As an Incoming Student with a Disability
- Get Connected with ODR! After being accepted and committing to App State, we encourage you to start the Requesting Accommodation process. As an incoming student with accommodation requests relevant for next semester, ODR will generally review incoming materials after all current student requests for the current semester are completed.
- Apply for On Campus Housing and submit any associated housing accommodation requests. Students are encouraged to make requests for housing accommodations prior to housing assignments being made to ensure availability and options. Once housing assignments are made, requests may be subject to availability. The location, access points, bed (bunk bed/lofts), room style and bathroom type vary greatly between each residence hall. Students are encouraged to research which housing options will work best prior to completing the housing application.

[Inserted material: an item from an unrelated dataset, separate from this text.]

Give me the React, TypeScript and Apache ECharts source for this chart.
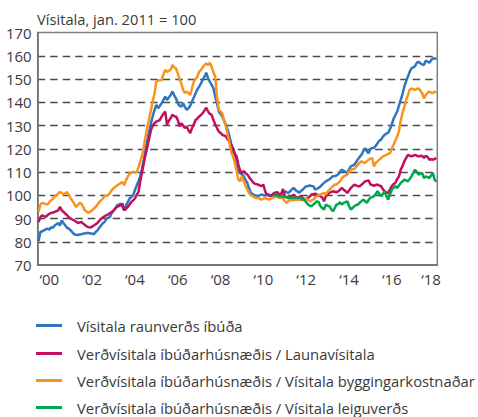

New Incoming first years are required to live on campus.
Transfer students are not required to live on campus but may apply.
Register for Classes We recommend completing the Early Registration Advising as soon as it opens to help you build the schedule that's most appropriate for you. Please note the longer you wait past Early Registration Advising, the fewer course options and times will be available.
Be mindful of scheduling classes so you may use your accommodations (i.e., not taking back to back classes when you plan to use extended test time).
Consider locations and travel time needed between classes to ensure you are on time.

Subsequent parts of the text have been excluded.